The EFD, with fast random and sequential read-write performance provides a cache-like tier 0 with traditional spinning Fibre Channel hard drives providing tier 1. It fits in a standard DMX-4 drive slot. The performance boost in terms of access time to data in the tier 0 EFD drives is huge. Disk access latency is simply eliminated. EMC suggests that it can be around thirty times faster than DMX-4 hard drive access time.

Storage industry revolution

David Donatelli, President, EMC Storage Division, said: “With this announcement, EMC has again revolutionized the storage industry." He's not wrong.

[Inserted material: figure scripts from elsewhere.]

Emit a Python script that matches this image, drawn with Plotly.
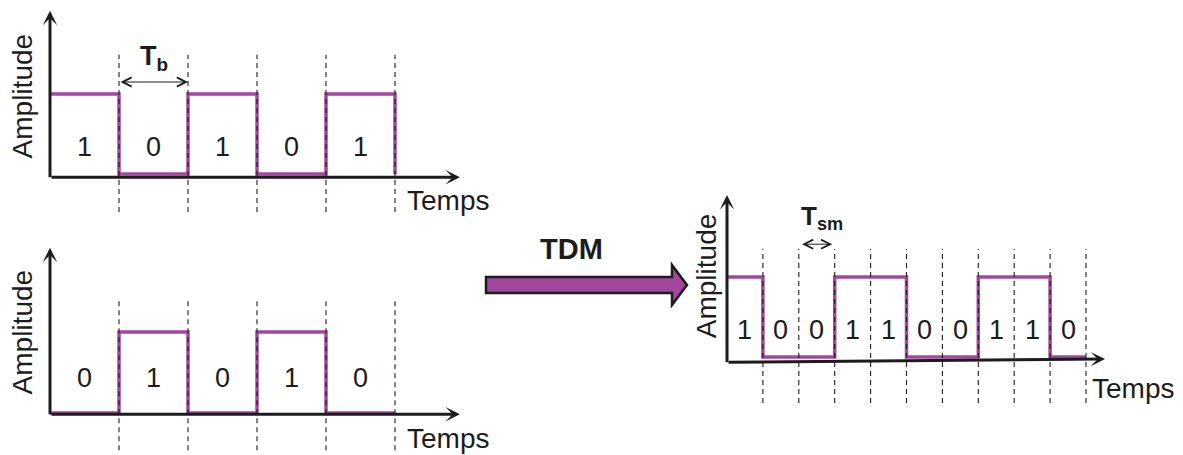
import plotly.graph_objects as go

# ---------------- data ----------------
bits_a = [1, 0, 1, 0, 1]
bits_b = [0, 1, 0, 1, 0]
bits_tdm = [1, 0, 0, 1, 1, 0, 0, 1, 1, 0]
y_label = "Amplitude"
x_label = "Temps"
tdm_label = "TDM"
tb_label = "<b>T<sub>b</sub></b>"
tsm_label = "<b>T<sub>sm</sub></b>"

# ---------------- layout constants ----------------
OFF = 8                     # page body margin of the exported html
W, H = 1183 - OFF, 455 - OFF
PURPLE = "#A3479E"
INK = "#1c1c1c"
FONT = "Liberation Sans, Arial, sans-serif"

# panel geometry (reference px): box, origin (bit start, low level), unit size in px
panels = [
    dict(bits=bits_a, box=(OFF, OFF, 505, 222), origin=(50, 174), unit=(69, 80),
         base=(-0.04, -0.04), xtip=5.94, ytip=2.04, dash=(-0.475, 1.49), lab_y=0.34,
         amp=(-0.40, 0.975), temps=(5.77, -0.33)),
    dict(bits=bits_b, box=(OFF, 225, 505, 455), origin=(50, 413), unit=(69, 81),
         base=(-0.015, -0.015), xtip=5.94, ytip=2.04, dash=(-0.46, 1.43), lab_y=0.43,
         amp=(-0.40, 1.0), temps=(5.77, -0.31)),
    dict(bits=bits_tdm, box=(640, 185, 1183, 415), origin=(727, 357), unit=(35.9, 80),
         base=(-0.065, -0.025), xtip=10.53, ytip=2.025, dash=(-0.575, 1.35), lab_y=0.34,
         amp=(-0.585, 1.01), temps=(11.31, -0.39)),
]

fig = go.Figure()
shapes = []
annotations = []

for i, p in enumerate(panels):
    n = i + 1
    xa = "x" if n == 1 else f"x{n}"
    ya = "y" if n == 1 else f"y{n}"
    x0, y0, x1, y1 = p["box"]
    ox, oy = p["origin"]
    ux, uy = p["unit"]
    xaxis = dict(domain=[(x0 - OFF) / W, (x1 - OFF) / W], range=[(x0 - ox) / ux, (x1 - ox) / ux],
                 visible=False, fixedrange=True, anchor=ya)
    yaxis = dict(domain=[1 - (y1 - OFF) / H, 1 - (y0 - OFF) / H],
                 range=[(oy - y1) / uy, (oy - y0) / uy],
                 visible=False, fixedrange=True, anchor=xa)
    fig.update_layout(**{("xaxis" if n == 1 else f"xaxis{n}"): xaxis,
                         ("yaxis" if n == 1 else f"yaxis{n}"): yaxis})

    bits = p["bits"]
    nb = len(bits)
    # dashed bit boundaries
    for k in range(1, nb + 1):
        shapes.append(dict(type="line", xref=xa, yref=ya, x0=k, x1=k,
                           y0=p["dash"][0], y1=p["dash"][1],
                           line=dict(color=INK, width=1.1, dash="5px,4px")))
    # axes (arrows)
    annotations.append(dict(xref=xa, yref=ya, axref=xa, ayref=ya,
                            x=p["xtip"], y=p["base"][1], ax=0, ay=p["base"][0],
                            text="", showarrow=True, arrowhead=3, arrowsize=0.8,
                            arrowwidth=3, arrowcolor=INK))
    annotations.append(dict(xref=xa, yref=ya, axref=xa, ayref=ya,
                            x=0, y=p["ytip"], ax=0, ay=p["base"][0] - 0.02,
                            text="", showarrow=True, arrowhead=3, arrowsize=0.8,
                            arrowwidth=3, arrowcolor=INK))
    # signal
    fig.add_trace(go.Scatter(x=list(range(nb + 1)), y=bits + [0], mode="lines",
                             line=dict(color=PURPLE, width=3.5, shape="hv"),
                             xaxis=xa, yaxis=ya, hoverinfo="skip", showlegend=False))
    # bit labels
    for k, b in enumerate(bits):
        annotations.append(dict(xref=xa, yref=ya, x=k + 0.5, y=p["lab_y"], text=str(b),
                                showarrow=False, font=dict(family=FONT, size=27, color=INK)))
    # axis titles
    annotations.append(dict(xref=xa, yref=ya, x=p["amp"][0], y=p["amp"][1], text=y_label,
                            textangle=-90, showarrow=False,
                            font=dict(family=FONT, size=28, color=INK)))
    annotations.append(dict(xref=xa, yref=ya, x=p["temps"][0], y=p["temps"][1], text=x_label,
                            showarrow=False, font=dict(family=FONT, size=28, color=INK)))

# period markers
annotations.append(dict(xref="x", yref="y", axref="x", ayref="y", x=2, y=1.15, ax=1, ay=1.15,
                        text="", showarrow=True, arrowside="end+start", arrowhead=5,
                        startarrowhead=5, arrowsize=1.8, startarrowsize=1.8,
                        arrowwidth=1, arrowcolor=INK))
annotations.append(dict(xref="x", yref="y", x=1.5, y=1.45, text=tb_label, showarrow=False,
                        font=dict(family=FONT, size=27, color=INK)))
annotations.append(dict(xref="x3", yref="y3", axref="x3", ayref="y3", x=2.93, y=1.41, ax=2.05,
                        ay=1.41, text="", showarrow=True, arrowside="end+start", arrowhead=5,
                        startarrowhead=5, arrowsize=1.8, startarrowsize=1.8,
                        arrowwidth=1, arrowcolor=INK))
annotations.append(dict(xref="x3", yref="y3", x=2.65, y=1.75, text=tsm_label, showarrow=False,
                        font=dict(family=FONT, size=26, color=INK)))


# big TDM arrow (decoration, reference px -> paper)
def P(px, py):
    return f"{(px - OFF) / W:.5f},{1 - (py - OFF) / H:.5f}"


arrow_pts = [(486, 277), (672, 277), (672, 265), (687, 285), (672, 305), (672, 293), (486, 293)]
path = "M" + " L".join(P(a, b) for a, b in arrow_pts) + " Z"
shapes.append(dict(type="path", xref="paper", yref="paper", path=path,
                   fillcolor=PURPLE, line=dict(color=INK, width=2.5)))
annotations.append(dict(xref="paper", yref="paper", x=(571 - OFF) / W, y=1 - (249 - OFF) / H,
                        text="<b>" + tdm_label + "</b>",
                        showarrow=False, font=dict(family=FONT, size=29, color=INK)))

fig.update_layout(width=W, height=H, autosize=False, margin=dict(l=0, r=0, t=0, b=0),
                  paper_bgcolor="white", plot_bgcolor="white", showlegend=False,
                  shapes=shapes, annotations=annotations)

fig.write_html("out.html", config={"displayModeBar": False})
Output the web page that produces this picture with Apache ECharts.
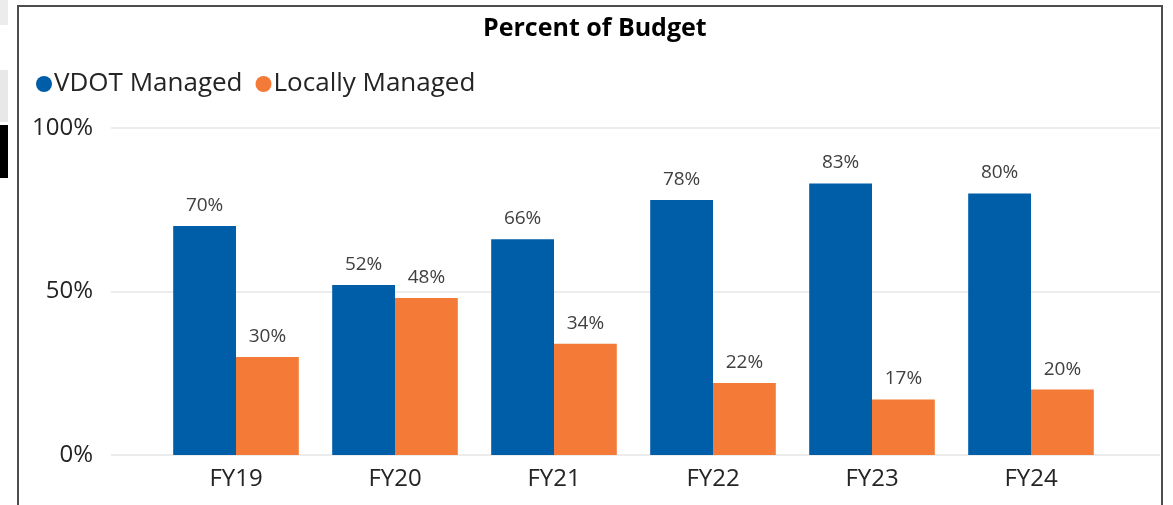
<!DOCTYPE html>
<html><head><meta charset="utf-8">
<script src="https://cdn.jsdelivr.net/npm/echarts@6/dist/echarts.min.js"></script>
<style>
html,body{margin:0;padding:0;background:#fff;}
#wrap{position:relative;width:1173px;height:505px;overflow:hidden;}
#frame{position:absolute;left:17px;top:5px;width:1146px;height:540px;border:2px solid #4d4d4d;box-sizing:border-box;}
.art{position:absolute;left:0;width:8px;}
#chart{position:absolute;left:0;top:0;width:1173px;height:505px;}
</style></head>
<body><div id="wrap">
<div class="art" style="top:0;height:25px;background:#ececec"></div>
<div class="art" style="top:70px;height:52px;background:#e8e8e8"></div>
<div class="art" style="top:125px;height:53px;background:#000"></div>
<div id="frame"></div>
<div id="chart"></div>
</div>
<script>
const categories = ['FY19','FY20','FY21','FY22','FY23','FY24'];
const vdotManaged = [70,52,66,78,83,80];
const locallyManaged = [30,48,34,22,17,20];
const yTicks = [0,50,100];

const font = '"Segoe UI","Open Sans","Noto Sans",sans-serif';
const chart = echarts.init(document.getElementById('chart'), null, {renderer:'canvas'});
const labelStyle = {show:true, position:'top', distance:11, formatter:p=>p.value+'%', fontSize:19, color:'#404040', fontFamily:font};
chart.setOption({
  backgroundColor:'transparent',
  animation:false,
  title:{text:'Percent of Budget', left:478, top:11, textStyle:{fontSize:25, fontWeight:'bold', color:'#000', fontFamily:font}},
  legend:{left:31, top:66, itemWidth:16, itemHeight:16, itemGap:13, icon:'circle',
    textStyle:{fontSize:26, color:'#252423', fontFamily:font, padding:[0,0,0,-3]},
    data:['VDOT Managed','Locally Managed']},
  grid:[
    {left:111, right:13, top:128, bottom:50},
    {left:156.5, right:62.5, top:128, bottom:50}
  ],
  xAxis:[
    {gridIndex:0, type:'value', show:false, min:0, max:1},
    {gridIndex:1, type:'category', data:categories, axisLine:{show:false}, axisTick:{show:false},
      axisLabel:{fontSize:24, color:'#252423', margin:12, fontFamily:font}}
  ],
  yAxis:[
    {gridIndex:0, type:'value', min:0, max:100, interval:50,
      axisLabel:{formatter:v=>v+'%', fontSize:24, color:'#252423', margin:18, fontFamily:font},
      splitLine:{lineStyle:{color:'#e6e6e6', width:1.5}}, axisLine:{show:false}, axisTick:{show:false}},
    {gridIndex:1, type:'value', min:0, max:100, interval:50, show:false, splitLine:{show:false}}
  ],
  series:[
    {name:'VDOT Managed', type:'bar', xAxisIndex:1, yAxisIndex:1, data:vdotManaged, barGap:'0%', barCategoryGap:'21%',
      itemStyle:{color:'#005DA8'}, label:labelStyle},
    {name:'Locally Managed', type:'bar', xAxisIndex:1, yAxisIndex:1, data:locallyManaged, barGap:'0%', barCategoryGap:'21%',
      itemStyle:{color:'#F47A38'}, label:labelStyle}
  ]
});
</script></body></html>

EMC's Chuck Hollis, VP for technology alliances, says The EFD delivers the about the same number of IOPs as roughly 30 standard 15K 300GB drives. Each IO has 1/10th the response time of any single or pooled disk drive. From a green angle it is better too as each EFD draws 98 percent less power than a DMX-4 hard drive.

Reger suggested that many enterprises only use a fraction of their fast hard drive capacity as they spread data across drives to reduce access times by having many spindles deliver the data. This is a costly way to purchase a fairly limited performance boost.

EMC will be saying that, with EFDs, customers can spend a little more and get a whole lot more in performance terms.

The market is those customers with DMX-4 arrays who would like but cannot afford solid-state storage for their high transaction rate applications. They would pay about ten percent more overall for a Symmetrix array with four EFDs. EMC suggests that EFDs cost about thirty times more per megabyte than DMX-4 fast disks do.

Symmetrix' Enginuity microcode supports the EFD products, courtesy of new algorithms. Existing Symmetrix facilities such as SRDF, TimeFinder and others are supported; the EFD just looks like a disk.

EMC states that its new solid-state storage tier, “tier zero,” is fully supported by the Symmetrix software management suite, enabling storage administrators to simplify the provisioning of all of their storage tiers with advanced management tools including Dynamic Cache Partitioning, Virtual LUNs, Quality of Service Manager, and now Virtual Provisioning (similar to thin provisioning) to simplify overall management and application performance

There is a hint that flash drives could become available for Clariion and Celerra products too.

The impact

Steve Duplessie, ESG's senior analyst, said: “If it creates as big a gap in real life transaction processing shops as it does on paper, this could very well be one of those killer advantages that only appear every 10 to 15 years.”

Other disk drive manufacturers will have to follow suit. Expect Hitachi Data Systems and IBM to very quickly bring flash hard drive technology to their high-end arrays so as not to be left behind by EMC. We can also expect the second tier drive array vendors: Dot Hill; LSI; and Xyratex, to bring forward plans to include the technology in their array products.

Enterprise storage array vendors such as 3PAR, Fujitsu Siemens Computer, NetApp, Pillar and others will also be fairly keen to bring the flash technology to their products to preserve performance and price/performance advantages they currently enjoy versus EMC's DMX-4 products.

Disk drive manufacturers like Seagate, Western Digital and others can now see the flash pincer attack on their business very clearly. At the notebook end of the market the small drive formats are falling to flash like dominos: 0.8-inch, 1-inch, 1.5-inch, and 1.8-inch are all going flash with only Toshiba confident of 1.8-inch hard drive survival, for now. The core 2.5-inch market will be next unless there is some price/capacity life extender for hard drives in this format space.

At the high-end flash has opened up a performance front where HDDs can't compete, ever. Flash is simply faster and more reliable. As flash technology prices come down then tier 1 data storage could be take over. The core HDD market looks likely to be bulk online data storage; tier 2 with serial ATA (SATA) and, possibly, SAS drives. That looks set to become the HDD industry sweet spot and that's where the key metric is going to be capacity/$. HDDs can't compete on performance so they have to compete on capacity.

The onrush of flash is going to encourage continued consolidation in the HDD industry. The news of Hitachi, Fujitsu and Toshiba talking about a possible HDD joint venture is emblematic of this. Only the large HDD vendors will survive this flash attack on their industry.

EMC has moved swiftly and decisively. This morning the enterprise disk drive market changed for ever.